(What needs to be done) Starting at the first line of the listing below, retype each line up to and including the one that contains "0.97, 1.00, 0.85]". Leave pictures out.

(Data section)
########
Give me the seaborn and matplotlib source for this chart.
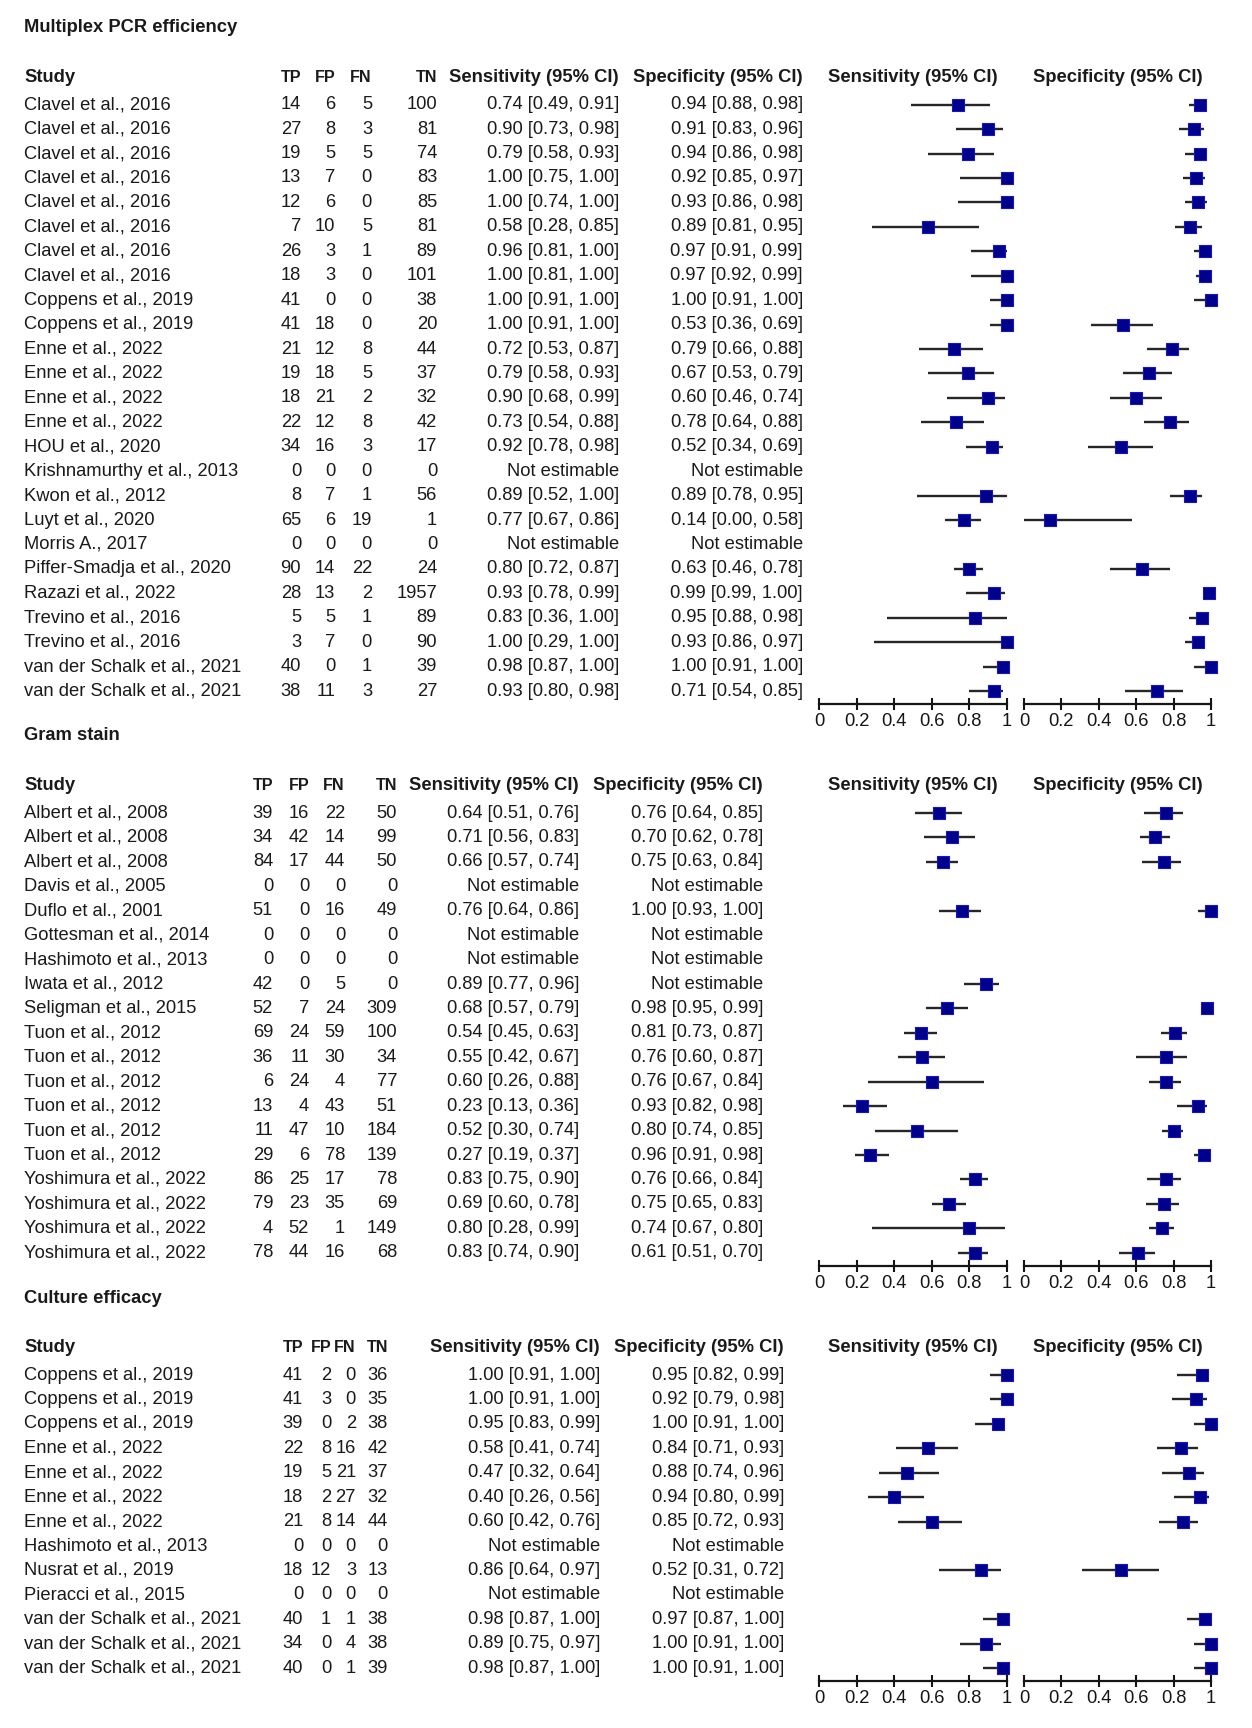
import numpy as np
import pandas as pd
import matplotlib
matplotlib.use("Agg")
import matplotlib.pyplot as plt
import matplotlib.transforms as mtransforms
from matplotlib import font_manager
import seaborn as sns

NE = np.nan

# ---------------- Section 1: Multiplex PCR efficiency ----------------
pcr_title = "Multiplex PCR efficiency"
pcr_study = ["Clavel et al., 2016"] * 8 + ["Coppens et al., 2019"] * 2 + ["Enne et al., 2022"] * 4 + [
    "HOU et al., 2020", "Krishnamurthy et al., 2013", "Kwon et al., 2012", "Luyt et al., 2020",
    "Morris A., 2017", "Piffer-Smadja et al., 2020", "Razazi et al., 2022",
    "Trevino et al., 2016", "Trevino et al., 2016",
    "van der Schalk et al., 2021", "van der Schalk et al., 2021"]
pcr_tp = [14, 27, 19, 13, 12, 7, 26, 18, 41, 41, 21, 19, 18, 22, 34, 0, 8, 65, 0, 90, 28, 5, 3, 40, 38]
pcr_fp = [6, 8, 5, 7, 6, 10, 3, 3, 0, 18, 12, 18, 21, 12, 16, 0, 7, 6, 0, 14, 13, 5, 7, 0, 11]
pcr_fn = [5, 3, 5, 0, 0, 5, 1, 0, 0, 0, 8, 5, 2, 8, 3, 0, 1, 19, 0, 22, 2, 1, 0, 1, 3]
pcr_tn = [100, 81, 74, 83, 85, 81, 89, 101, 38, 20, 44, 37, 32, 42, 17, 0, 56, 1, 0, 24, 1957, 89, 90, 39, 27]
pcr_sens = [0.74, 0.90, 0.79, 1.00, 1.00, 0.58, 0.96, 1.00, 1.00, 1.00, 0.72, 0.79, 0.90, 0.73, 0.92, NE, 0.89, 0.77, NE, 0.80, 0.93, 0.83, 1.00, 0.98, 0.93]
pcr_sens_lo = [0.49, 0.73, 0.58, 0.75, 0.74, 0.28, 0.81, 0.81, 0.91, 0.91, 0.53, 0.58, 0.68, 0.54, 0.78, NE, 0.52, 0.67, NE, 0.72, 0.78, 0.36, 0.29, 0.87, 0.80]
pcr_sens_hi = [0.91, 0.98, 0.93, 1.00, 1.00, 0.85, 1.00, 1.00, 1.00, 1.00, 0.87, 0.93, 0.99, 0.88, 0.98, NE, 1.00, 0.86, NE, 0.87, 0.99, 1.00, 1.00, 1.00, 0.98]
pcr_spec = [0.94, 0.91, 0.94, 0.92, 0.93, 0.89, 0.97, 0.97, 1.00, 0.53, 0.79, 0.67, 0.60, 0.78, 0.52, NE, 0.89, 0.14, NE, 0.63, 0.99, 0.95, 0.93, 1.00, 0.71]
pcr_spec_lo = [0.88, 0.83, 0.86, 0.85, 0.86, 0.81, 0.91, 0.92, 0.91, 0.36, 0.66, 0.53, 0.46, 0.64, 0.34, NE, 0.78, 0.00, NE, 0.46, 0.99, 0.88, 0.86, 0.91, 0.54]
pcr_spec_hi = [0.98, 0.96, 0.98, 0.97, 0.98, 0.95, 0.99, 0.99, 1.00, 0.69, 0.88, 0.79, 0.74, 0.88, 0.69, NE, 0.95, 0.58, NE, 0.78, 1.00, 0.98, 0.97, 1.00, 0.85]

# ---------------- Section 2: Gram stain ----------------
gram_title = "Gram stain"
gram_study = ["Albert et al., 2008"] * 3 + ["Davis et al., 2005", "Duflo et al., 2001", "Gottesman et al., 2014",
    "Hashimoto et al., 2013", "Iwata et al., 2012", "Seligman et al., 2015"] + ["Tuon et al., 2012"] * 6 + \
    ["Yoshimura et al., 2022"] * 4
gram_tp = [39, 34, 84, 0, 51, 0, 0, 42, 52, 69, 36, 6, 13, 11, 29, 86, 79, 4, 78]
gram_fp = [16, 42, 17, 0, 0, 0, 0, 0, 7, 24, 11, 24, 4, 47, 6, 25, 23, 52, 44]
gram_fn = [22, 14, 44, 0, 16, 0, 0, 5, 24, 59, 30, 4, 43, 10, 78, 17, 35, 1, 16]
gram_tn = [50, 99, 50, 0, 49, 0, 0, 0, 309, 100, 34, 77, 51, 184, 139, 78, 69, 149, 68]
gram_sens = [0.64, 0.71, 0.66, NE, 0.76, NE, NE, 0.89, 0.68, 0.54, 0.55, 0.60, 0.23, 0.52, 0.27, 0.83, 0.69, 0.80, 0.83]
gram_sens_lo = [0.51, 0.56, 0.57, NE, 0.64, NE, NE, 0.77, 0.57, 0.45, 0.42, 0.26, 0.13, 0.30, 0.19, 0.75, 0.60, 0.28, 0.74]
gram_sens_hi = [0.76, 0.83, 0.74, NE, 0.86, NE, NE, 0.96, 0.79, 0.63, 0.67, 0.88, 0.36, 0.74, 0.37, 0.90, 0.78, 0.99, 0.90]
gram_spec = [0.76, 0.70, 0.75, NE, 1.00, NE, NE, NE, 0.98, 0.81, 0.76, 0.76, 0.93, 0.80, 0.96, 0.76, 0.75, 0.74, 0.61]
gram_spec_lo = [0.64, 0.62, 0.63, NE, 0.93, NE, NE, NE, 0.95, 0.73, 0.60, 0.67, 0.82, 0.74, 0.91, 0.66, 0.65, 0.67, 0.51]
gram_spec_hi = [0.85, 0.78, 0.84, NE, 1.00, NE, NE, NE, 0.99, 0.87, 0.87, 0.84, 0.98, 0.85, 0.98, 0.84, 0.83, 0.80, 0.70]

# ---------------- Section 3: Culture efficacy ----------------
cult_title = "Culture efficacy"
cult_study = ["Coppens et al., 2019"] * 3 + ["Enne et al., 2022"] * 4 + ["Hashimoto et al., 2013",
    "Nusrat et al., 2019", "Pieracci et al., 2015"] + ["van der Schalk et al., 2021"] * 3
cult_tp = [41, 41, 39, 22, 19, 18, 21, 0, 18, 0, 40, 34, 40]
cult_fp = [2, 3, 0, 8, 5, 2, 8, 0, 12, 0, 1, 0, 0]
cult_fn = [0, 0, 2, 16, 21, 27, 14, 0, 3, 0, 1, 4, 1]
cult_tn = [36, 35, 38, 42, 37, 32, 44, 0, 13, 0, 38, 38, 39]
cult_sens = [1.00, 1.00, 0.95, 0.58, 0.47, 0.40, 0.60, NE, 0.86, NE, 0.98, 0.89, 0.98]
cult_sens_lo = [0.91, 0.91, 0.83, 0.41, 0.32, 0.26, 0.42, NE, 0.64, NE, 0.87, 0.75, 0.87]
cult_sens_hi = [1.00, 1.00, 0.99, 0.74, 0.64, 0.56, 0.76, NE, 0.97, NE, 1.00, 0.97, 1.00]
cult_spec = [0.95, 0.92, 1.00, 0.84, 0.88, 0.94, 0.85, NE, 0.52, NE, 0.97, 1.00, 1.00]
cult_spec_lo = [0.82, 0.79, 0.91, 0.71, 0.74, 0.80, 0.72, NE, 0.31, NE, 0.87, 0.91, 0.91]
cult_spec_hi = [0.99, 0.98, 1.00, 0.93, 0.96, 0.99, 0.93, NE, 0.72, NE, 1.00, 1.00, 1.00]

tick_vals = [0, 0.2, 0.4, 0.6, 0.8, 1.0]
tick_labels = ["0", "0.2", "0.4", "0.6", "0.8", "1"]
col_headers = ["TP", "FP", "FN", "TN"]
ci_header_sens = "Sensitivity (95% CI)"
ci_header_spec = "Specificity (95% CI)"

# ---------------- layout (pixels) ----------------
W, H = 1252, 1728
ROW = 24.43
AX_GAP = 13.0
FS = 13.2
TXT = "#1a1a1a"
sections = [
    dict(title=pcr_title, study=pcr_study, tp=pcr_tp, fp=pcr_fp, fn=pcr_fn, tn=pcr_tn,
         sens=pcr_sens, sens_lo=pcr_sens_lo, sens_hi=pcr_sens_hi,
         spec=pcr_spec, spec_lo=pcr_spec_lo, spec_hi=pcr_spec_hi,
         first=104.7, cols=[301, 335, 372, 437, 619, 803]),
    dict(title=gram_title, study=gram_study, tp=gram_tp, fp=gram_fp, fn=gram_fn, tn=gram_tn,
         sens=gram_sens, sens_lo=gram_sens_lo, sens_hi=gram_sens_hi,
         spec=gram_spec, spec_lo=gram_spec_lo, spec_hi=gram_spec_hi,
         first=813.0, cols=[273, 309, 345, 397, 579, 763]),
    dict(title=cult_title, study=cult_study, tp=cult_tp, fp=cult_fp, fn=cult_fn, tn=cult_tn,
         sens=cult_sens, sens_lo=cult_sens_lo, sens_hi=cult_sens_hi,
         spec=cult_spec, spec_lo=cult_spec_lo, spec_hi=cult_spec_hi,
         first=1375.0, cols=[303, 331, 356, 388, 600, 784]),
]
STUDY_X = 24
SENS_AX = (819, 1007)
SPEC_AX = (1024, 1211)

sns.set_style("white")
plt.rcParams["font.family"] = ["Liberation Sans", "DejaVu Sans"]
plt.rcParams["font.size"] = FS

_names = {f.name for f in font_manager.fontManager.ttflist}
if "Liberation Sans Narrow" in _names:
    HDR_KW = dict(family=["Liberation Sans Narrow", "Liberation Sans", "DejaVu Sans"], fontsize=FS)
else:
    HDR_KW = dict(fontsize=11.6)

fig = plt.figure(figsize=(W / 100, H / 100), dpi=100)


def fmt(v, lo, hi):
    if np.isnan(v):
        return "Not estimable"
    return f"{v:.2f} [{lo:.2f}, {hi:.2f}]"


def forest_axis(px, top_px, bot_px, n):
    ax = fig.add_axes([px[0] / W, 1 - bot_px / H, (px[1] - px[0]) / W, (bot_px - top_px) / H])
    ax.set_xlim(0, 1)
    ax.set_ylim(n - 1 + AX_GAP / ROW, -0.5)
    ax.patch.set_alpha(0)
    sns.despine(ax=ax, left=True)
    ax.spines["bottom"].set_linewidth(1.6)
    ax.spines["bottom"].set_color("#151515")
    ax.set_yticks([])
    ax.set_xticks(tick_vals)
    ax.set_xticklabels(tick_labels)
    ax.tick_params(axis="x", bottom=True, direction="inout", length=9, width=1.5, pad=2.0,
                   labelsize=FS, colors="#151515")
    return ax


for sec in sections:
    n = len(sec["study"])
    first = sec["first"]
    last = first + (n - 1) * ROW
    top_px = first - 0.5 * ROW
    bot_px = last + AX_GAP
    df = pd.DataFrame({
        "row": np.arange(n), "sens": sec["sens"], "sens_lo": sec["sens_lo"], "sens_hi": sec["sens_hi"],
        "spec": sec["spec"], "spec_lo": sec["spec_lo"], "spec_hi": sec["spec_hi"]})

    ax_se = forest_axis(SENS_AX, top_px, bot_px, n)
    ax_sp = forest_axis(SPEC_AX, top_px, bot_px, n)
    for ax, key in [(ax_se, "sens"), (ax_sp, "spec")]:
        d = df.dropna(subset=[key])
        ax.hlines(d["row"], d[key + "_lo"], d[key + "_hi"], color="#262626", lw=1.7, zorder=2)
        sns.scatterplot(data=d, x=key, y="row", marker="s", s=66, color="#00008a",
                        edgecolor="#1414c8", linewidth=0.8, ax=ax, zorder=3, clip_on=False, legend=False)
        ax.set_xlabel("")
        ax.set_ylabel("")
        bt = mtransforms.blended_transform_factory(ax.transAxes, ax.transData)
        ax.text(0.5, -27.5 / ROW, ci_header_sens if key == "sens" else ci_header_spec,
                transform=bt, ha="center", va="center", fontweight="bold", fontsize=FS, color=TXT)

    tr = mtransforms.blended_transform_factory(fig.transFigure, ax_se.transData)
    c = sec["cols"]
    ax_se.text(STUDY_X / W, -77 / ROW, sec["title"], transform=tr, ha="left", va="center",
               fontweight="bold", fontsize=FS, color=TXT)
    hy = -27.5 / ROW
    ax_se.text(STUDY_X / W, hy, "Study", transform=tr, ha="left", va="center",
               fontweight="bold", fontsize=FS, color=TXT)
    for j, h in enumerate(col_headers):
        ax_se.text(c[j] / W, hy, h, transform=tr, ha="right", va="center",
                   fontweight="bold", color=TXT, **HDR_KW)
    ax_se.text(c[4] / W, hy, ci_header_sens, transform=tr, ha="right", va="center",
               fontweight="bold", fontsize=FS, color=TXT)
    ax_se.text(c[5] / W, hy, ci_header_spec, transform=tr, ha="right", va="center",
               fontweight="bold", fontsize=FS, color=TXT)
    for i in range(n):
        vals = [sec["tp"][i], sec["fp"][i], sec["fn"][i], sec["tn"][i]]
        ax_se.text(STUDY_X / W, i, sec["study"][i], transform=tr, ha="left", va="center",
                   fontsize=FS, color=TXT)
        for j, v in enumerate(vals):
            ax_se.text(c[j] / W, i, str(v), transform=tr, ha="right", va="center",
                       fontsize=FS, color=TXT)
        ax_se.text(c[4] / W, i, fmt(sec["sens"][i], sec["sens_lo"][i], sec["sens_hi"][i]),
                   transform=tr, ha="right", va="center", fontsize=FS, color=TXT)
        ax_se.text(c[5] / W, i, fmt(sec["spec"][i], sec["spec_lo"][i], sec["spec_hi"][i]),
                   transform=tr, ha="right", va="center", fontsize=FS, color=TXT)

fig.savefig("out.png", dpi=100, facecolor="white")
########
(Worked answer)
Give me the seaborn and matplotlib source for this chart.
import numpy as np
import pandas as pd
import matplotlib
matplotlib.use("Agg")
import matplotlib.pyplot as plt
import matplotlib.transforms as mtransforms
from matplotlib import font_manager
import seaborn as sns

NE = np.nan

# ---------------- Section 1: Multiplex PCR efficiency ----------------
pcr_title = "Multiplex PCR efficiency"
pcr_study = ["Clavel et al., 2016"] * 8 + ["Coppens et al., 2019"] * 2 + ["Enne et al., 2022"] * 4 + [
    "HOU et al., 2020", "Krishnamurthy et al., 2013", "Kwon et al., 2012", "Luyt et al., 2020",
    "Morris A., 2017", "Piffer-Smadja et al., 2020", "Razazi et al., 2022",
    "Trevino et al., 2016", "Trevino et al., 2016",
    "van der Schalk et al., 2021", "van der Schalk et al., 2021"]
pcr_tp = [14, 27, 19, 13, 12, 7, 26, 18, 41, 41, 21, 19, 18, 22, 34, 0, 8, 65, 0, 90, 28, 5, 3, 40, 38]
pcr_fp = [6, 8, 5, 7, 6, 10, 3, 3, 0, 18, 12, 18, 21, 12, 16, 0, 7, 6, 0, 14, 13, 5, 7, 0, 11]
pcr_fn = [5, 3, 5, 0, 0, 5, 1, 0, 0, 0, 8, 5, 2, 8, 3, 0, 1, 19, 0, 22, 2, 1, 0, 1, 3]
pcr_tn = [100, 81, 74, 83, 85, 81, 89, 101, 38, 20, 44, 37, 32, 42, 17, 0, 56, 1, 0, 24, 1957, 89, 90, 39, 27]
pcr_sens = [0.74, 0.90, 0.79, 1.00, 1.00, 0.58, 0.96, 1.00, 1.00, 1.00, 0.72, 0.79, 0.90, 0.73, 0.92, NE, 0.89, 0.77, NE, 0.80, 0.93, 0.83, 1.00, 0.98, 0.93]
pcr_sens_lo = [0.49, 0.73, 0.58, 0.75, 0.74, 0.28, 0.81, 0.81, 0.91, 0.91, 0.53, 0.58, 0.68, 0.54, 0.78, NE, 0.52, 0.67, NE, 0.72, 0.78, 0.36, 0.29, 0.87, 0.80]
pcr_sens_hi = [0.91, 0.98, 0.93, 1.00, 1.00, 0.85, 1.00, 1.00, 1.00, 1.00, 0.87, 0.93, 0.99, 0.88, 0.98, NE, 1.00, 0.86, NE, 0.87, 0.99, 1.00, 1.00, 1.00, 0.98]
pcr_spec = [0.94, 0.91, 0.94, 0.92, 0.93, 0.89, 0.97, 0.97, 1.00, 0.53, 0.79, 0.67, 0.60, 0.78, 0.52, NE, 0.89, 0.14, NE, 0.63, 0.99, 0.95, 0.93, 1.00, 0.71]
pcr_spec_lo = [0.88, 0.83, 0.86, 0.85, 0.86, 0.81, 0.91, 0.92, 0.91, 0.36, 0.66, 0.53, 0.46, 0.64, 0.34, NE, 0.78, 0.00, NE, 0.46, 0.99, 0.88, 0.86, 0.91, 0.54]
pcr_spec_hi = [0.98, 0.96, 0.98, 0.97, 0.98, 0.95, 0.99, 0.99, 1.00, 0.69, 0.88, 0.79, 0.74, 0.88, 0.69, NE, 0.95, 0.58, NE, 0.78, 1.00, 0.98, 0.97, 1.00, 0.85]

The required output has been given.